The fire is now out, though water-bombing helicopters were still finishing off its last flare-ups this afternoon. And to the relief of many of us, after a violent altercation yesterday, last night it was decided to take down the barricade. People from here can now move into town freely, without “activists” from the community interrogating or inspecting us. The barricade might have helped protect us, but with only eight official cases in a municipality of 42,000, we’ve so far dodged the bullet.
Which brings me to a different concern: the swallows. They’re here, and they want to nest, but the rain isn’t coming.
A cliff swallow, Petrochelidon pyrrhonota. Photo: Wikipedia Commons.
We did have a few showers earlier in May, and as a result puddles appeared. And when there are puddles here, there’s mud. But then the mud dried up, and while we’d be happy to have a cooling rainstorm or two, it’s stayed dry for two weeks.

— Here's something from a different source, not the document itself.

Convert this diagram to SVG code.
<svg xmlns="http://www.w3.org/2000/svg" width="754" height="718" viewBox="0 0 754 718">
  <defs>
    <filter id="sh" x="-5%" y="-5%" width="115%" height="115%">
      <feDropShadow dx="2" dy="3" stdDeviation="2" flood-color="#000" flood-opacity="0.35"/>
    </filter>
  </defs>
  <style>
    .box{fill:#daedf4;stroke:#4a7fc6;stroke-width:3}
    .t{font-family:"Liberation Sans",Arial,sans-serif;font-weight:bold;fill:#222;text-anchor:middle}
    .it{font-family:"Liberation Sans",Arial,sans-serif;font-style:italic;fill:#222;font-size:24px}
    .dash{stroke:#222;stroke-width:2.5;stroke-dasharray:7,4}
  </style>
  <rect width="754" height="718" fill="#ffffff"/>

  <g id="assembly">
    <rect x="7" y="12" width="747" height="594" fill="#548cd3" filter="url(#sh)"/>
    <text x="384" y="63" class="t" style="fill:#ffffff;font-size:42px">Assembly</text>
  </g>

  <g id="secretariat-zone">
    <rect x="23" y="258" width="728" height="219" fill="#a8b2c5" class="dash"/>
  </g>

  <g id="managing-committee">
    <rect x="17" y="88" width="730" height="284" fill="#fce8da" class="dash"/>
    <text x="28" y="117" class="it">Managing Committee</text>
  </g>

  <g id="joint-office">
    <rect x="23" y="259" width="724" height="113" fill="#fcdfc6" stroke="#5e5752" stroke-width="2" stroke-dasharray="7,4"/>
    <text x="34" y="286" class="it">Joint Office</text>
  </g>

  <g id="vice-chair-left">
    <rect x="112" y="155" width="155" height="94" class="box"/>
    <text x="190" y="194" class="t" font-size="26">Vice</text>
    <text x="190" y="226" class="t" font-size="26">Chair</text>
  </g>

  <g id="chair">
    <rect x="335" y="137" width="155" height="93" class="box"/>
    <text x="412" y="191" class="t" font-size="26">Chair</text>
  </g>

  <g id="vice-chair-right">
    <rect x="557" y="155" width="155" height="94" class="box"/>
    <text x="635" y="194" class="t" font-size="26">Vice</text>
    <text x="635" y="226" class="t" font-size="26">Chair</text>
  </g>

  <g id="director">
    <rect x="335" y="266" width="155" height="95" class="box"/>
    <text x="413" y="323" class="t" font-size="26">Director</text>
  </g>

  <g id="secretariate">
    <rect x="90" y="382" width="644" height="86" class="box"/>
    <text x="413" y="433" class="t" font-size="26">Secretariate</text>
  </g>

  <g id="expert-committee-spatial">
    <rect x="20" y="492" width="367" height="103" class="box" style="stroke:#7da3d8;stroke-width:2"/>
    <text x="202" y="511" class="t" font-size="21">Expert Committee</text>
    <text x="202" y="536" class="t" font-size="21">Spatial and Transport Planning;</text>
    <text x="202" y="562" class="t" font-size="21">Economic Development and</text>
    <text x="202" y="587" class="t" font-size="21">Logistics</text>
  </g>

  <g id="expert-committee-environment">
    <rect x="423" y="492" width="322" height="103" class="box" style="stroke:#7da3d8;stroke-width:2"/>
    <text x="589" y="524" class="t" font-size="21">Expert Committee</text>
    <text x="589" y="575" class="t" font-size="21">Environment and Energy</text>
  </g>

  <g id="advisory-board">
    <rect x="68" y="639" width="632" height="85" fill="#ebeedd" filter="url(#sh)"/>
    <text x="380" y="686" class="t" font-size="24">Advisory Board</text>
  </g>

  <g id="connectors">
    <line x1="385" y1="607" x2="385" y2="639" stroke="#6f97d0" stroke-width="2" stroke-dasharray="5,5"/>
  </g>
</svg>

As a result, the swallows have not been able to rebuild their nests and lay eggs.
As far as I can determine, our swallows are the same cliff swallows from the Petrochelidon pyrrhonota species as the famous ones that come each year to San Juan Capistrano in California. Like those, they build their neat nests on the side of houses, mostly under eaves or the roofs of balconies. They’re relatively unafraid of humans, building just above arm’s reach, and you can watch the parents going in and out with food for their ravenous youngsters. At the first house I lived in here, we had a nest on the wall and the dogs would go crazy barking at the birds, which flew in beyond their ability to jump.

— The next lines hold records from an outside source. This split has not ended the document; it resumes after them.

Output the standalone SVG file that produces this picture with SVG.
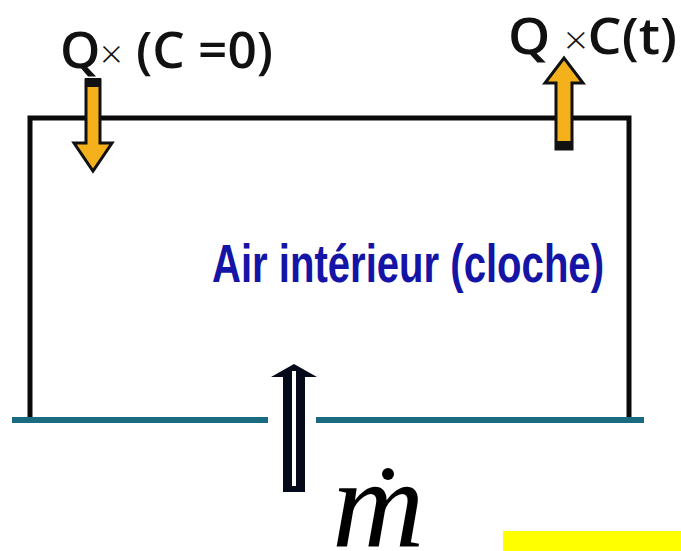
<svg xmlns="http://www.w3.org/2000/svg" width="681" height="551" viewBox="0 0 681 551">
<style>
.lbl{font-family:"Open Sans","Noto Sans",sans-serif;font-weight:600;font-size:50px;fill:#111}
.x{font-weight:300;font-size:38px}
.wall{stroke:#0a0a0a;stroke-width:5;fill:none}
.floor{stroke:#1a6a80;stroke-width:6}
.orange{fill:#f4b11c;stroke:#111;stroke-width:3;stroke-linejoin:miter}
</style>
<rect width="681" height="551" fill="#fff"/>
<g id="box">
<path class="wall" d="M30 418 V118 H629 V418"/>
</g>
<g id="floor">
<line class="floor" x1="12" y1="420" x2="268" y2="420"/>
<line class="floor" x1="316" y1="420" x2="644" y2="420"/>
</g>
<g id="label-in">
<text class="lbl" x="60" y="68" textLength="213" lengthAdjust="spacingAndGlyphs">Q<tspan class="x">×</tspan> (C =0)</text>
</g>
<g id="label-out">
<text class="lbl" x="508" y="54" textLength="169" lengthAdjust="spacingAndGlyphs">Q <tspan class="x">×</tspan>C(t)</text>
</g>
<g id="air">
<text x="212" y="282" font-family="Liberation Sans, Arial, sans-serif" font-weight="bold" font-size="54" fill="#1414a6" textLength="392" lengthAdjust="spacingAndGlyphs">Air intérieur (cloche)</text>
</g>
<g id="connectors">
<path class="orange" d="M86 80 H100 V143 H112 L93 171 L74 143 H86 Z"/>
<rect x="85" y="78" width="16" height="9" fill="#111"/>
<path class="orange" d="M556 149 V83 H545 L564 58 L583 83 H572 V149 Z"/>
<rect x="555" y="141" width="18" height="9" fill="#111"/>
<path d="M283 492 V377 H271 L294 364 L317 377 H305 V492 Z" fill="#050a1a"/>
<line x1="294" y1="371" x2="294" y2="486" stroke="#fff" stroke-width="4"/>
</g>
<g id="mdot">
<text x="332" y="547" font-family="Liberation Serif, Times New Roman, serif" font-style="italic" font-size="128" fill="#000">m</text>
<circle cx="388" cy="474" r="6" fill="#000"/>
</g>
<rect x="503" y="531" width="178" height="20" fill="#ffff00"/>
</svg>
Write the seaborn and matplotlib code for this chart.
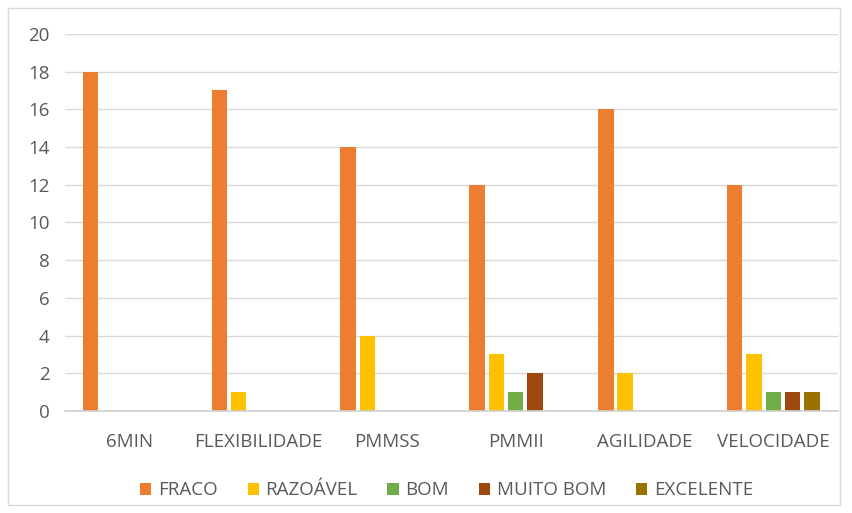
import pandas as pd
import matplotlib
matplotlib.use("Agg")
import matplotlib.pyplot as plt
import seaborn as sns
from matplotlib.patches import Rectangle

testes = ['6MIN', 'FLEXIBILIDADE', 'PMMSS', 'PMMII', 'AGILIDADE', 'VELOCIDADE']
niveis = ['FRACO', 'RAZOÁVEL', 'BOM', 'MUITO BOM', 'EXCELENTE']
fraco = [18, 17, 14, 12, 16, 12]
razoavel = [0, 1, 4, 3, 2, 3]
bom = [0, 0, 0, 1, 0, 1]
muito_bom = [0, 0, 0, 2, 0, 1]
excelente = [0, 0, 0, 0, 0, 1]
cores = ['#ED7D31', '#FFC000', '#70AD47', '#9E480E', '#997300']

valores = [fraco, razoavel, bom, muito_bom, excelente]
linhas = []
for nivel, serie in zip(niveis, valores):
    for teste, v in zip(testes, serie):
        linhas.append({'teste': teste, 'nivel': nivel, 'valor': v})
df = pd.DataFrame(linhas)

sns.set_style("white")
plt.rcParams['font.family'] = ['Open Sans', 'DejaVu Sans']

fig = plt.figure(figsize=(8.53, 5.13), dpi=100)
ax = fig.add_axes([0.076, 0.199, 0.906, 0.735])

sns.barplot(data=df, x='teste', y='valor', hue='nivel', order=testes,
            hue_order=niveis, palette=cores, saturation=1, width=0.75,
            gap=0.2, linewidth=0, ax=ax)

ax.set_ylim(0, 20)
ax.set_yticks(range(0, 21, 2))
ax.set_xlim(-0.5, 5.5)
ax.yaxis.grid(True, color='#d9d9d9', linewidth=1)
ax.set_axisbelow(True)
for s in ['top', 'right', 'left']:
    ax.spines[s].set_visible(False)
ax.spines['bottom'].set_color('#d0d0d0')
ax.spines['bottom'].set_linewidth(1.2)
ax.tick_params(axis='both', length=0, labelsize=13.5, colors='#595959')
ax.tick_params(axis='x', pad=16)
ax.tick_params(axis='y', pad=11)
ax.set_xlabel('')
ax.set_ylabel('')

ax.legend(loc='upper center', bbox_to_anchor=(0.494, -0.142), ncol=5,
          frameon=False, fontsize=13.5, handlelength=0.6, handleheight=0.6,
          columnspacing=1.6, handletextpad=0.35, labelcolor='#595959')

fig.patches.append(Rectangle((8 / 853, 8 / 513), 832 / 853, 497 / 513,
                             transform=fig.transFigure, fill=False,
                             edgecolor='#d9d9d9', linewidth=1))

fig.savefig('out.png', dpi=100)
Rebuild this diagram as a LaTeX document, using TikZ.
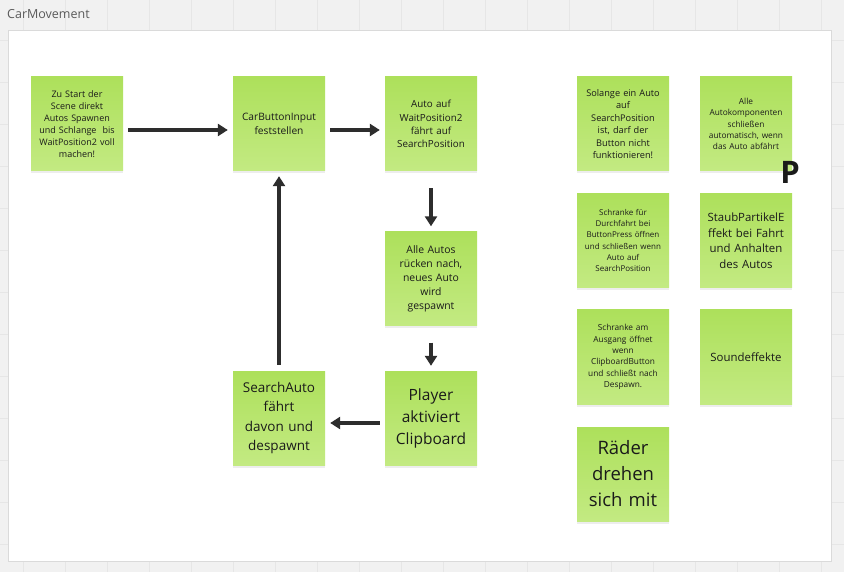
\documentclass[tikz,border=0pt]{standalone}
\usepackage{fontspec}
\setmainfont{Open Sans}
\usetikzlibrary{arrows.meta,shadows}
\definecolor{bg}{HTML}{F1F1F1}
\definecolor{gridc}{HTML}{E6E6E6}
\definecolor{boardline}{HTML}{DADADA}
\definecolor{stickytop}{HTML}{ADE05B}
\definecolor{stickybot}{HTML}{C3EA82}
\definecolor{ink}{HTML}{1A1A1A}
\definecolor{arrc}{HTML}{2D2D2D}
\definecolor{titlec}{HTML}{5A5A5A}
\tikzset{
  sticky/.style={minimum width=92pt, minimum height=94pt, inner sep=3pt,
    top color=stickytop, bottom color=stickybot, draw=none,
    drop shadow={shadow xshift=0pt, shadow yshift=-2.5pt, opacity=0.07, fill=black},
    align=center, text=ink, text width=86pt},
  arr/.style={draw=arrc, line width=3.3pt, -{Triangle[length=10pt,width=12pt]}},
}
\newcommand{\fsz}[2]{\fontsize{#1}{#2}\selectfont}
\begin{document}
\begin{tikzpicture}[x=1pt,y=-1pt]
\useasboundingbox (0,0) rectangle (844,572);
\fill[bg] (0,0) rectangle (844,572);
\foreach \gx in {23,65,...,844} \draw[gridc, line width=0.8pt] (\gx,0) -- (\gx,572);
\foreach \gy in {40,82,...,572} \draw[gridc, line width=0.8pt] (0,\gy) -- (844,\gy);
\node[anchor=base west, text=titlec, font=\fsz{12.5}{15}, inner sep=0pt] (title) at (7,19) {CarMovement};
\draw[boardline, fill=white, line width=0.8pt] (8,30) rectangle (831,561);

\node[sticky, font=\fsz{9}{12}] (n1) at (77,124) {Zu Start der\\Scene direkt\\Autos Spawnen\\und Schlange\ \ bis\\WaitPosition2 voll\\machen!};
\node[sticky, font=\fsz{10.2}{14}] (n2) at (279,124) {CarButtonInput\\feststellen};
\node[sticky, font=\fsz{9.8}{13.3}] (n3) at (431,124) {Auto auf\\WaitPosition2\\fährt auf\\SearchPosition};
\node[sticky, font=\fsz{10.4}{14}] (n4) at (431,278.5) {Alle Autos\\rücken nach,\\neues Auto\\wird\\gespawnt};
\node[sticky, font=\fsz{15.5}{22}] (n5) at (431,418) {Player\\aktiviert\\Clipboard};
\node[sticky, font=\fsz{13.5}{19.5}] (n6) at (279,418) {SearchAuto\\fährt\\davon und\\despawnt};

\node[sticky, font=\fsz{9.2}{12.4}] (n7) at (623,124) {Solange ein Auto\\auf\\SearchPosition\\ist, darf der\\Button nicht\\funktionieren!};
\node[sticky, font=\fsz{8.3}{11.2}] (n8) at (746,124) {Alle\\Autokomponenten\\schließen\\automatisch, wenn\\das Auto abfährt};
\node[sticky, font=\fsz{8}{11.2}] (n9) at (623,240.5) {Schranke für\\Durchfahrt bei\\ButtonPress öffnen\\und schließen wenn\\Auto auf\\SearchPosition};
\node[sticky, font=\fsz{11.4}{15.5}] (n10) at (746,240.5) {StaubPartikelE\\ffekt bei Fahrt\\und Anhalten\\des Autos};
\node[sticky, font=\fsz{8.3}{11.4}] (n11) at (623,357) {Schranke am\\Ausgang öffnet\\wenn\\ClipboardButton\\und schließt nach\\Despawn.};
\node[sticky, font=\fsz{11.4}{15}] (n12) at (746,357) {Soundeffekte};
\node[sticky, font=\fsz{18.5}{26}] (n13) at (623,474) {Räder\\drehen\\sich mit};

\node[font=\fsz{31}{31}\bfseries, text=ink, inner sep=0pt] (p) at (790,172) {P};

\draw[arr] ([xshift=5pt,yshift=-6pt]n1.east) -- ([xshift=-5pt,yshift=-6pt]n2.west);
\draw[arr] ([xshift=5pt,yshift=-6pt]n2.east) -- ([xshift=-5pt,yshift=-6pt]n3.west);
\draw[arr] ([yshift=-17pt]n3.south) -- ([yshift=5pt]n4.north);
\draw[arr] ([yshift=-17pt]n4.south) -- ([yshift=5pt]n5.north);
\draw[arr] ([xshift=-5pt,yshift=-5pt]n5.west) -- ([xshift=5pt,yshift=-5pt]n6.east);
\draw[arr] ([yshift=6pt]n6.north) -- ([yshift=-5pt]n2.south);
\end{tikzpicture}
\end{document}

I’ve always regretted swallows have never set up house at this location. Yes, they poop on the ground a bit, but since they rear their young in the rainy season, the rains do a good job of cleaning that away. Their presence implies a blessing on any house they adopt as “theirs.”
But so far, as noted, the parents are mud-deprived, and can’t either build new nests or restore old ones. I see them swooping around, and I even tried to photograph a couple, but they move too fast for anything but a specialty camera with a high-speed lens. The best I could do was dig out a grainy photo of the nest at the old house.
The nest here was built using an outdoor light-bulb as a support.
Maybe I should have asked one of the helicopter pilots to water-bomb the village. The kids here love to watch the choppers on fire-dousing missions, and the birds could finally have started on their most important annual chore: developing avian real estate. But I’m just a little wary of community activists after five weeks of the barricade.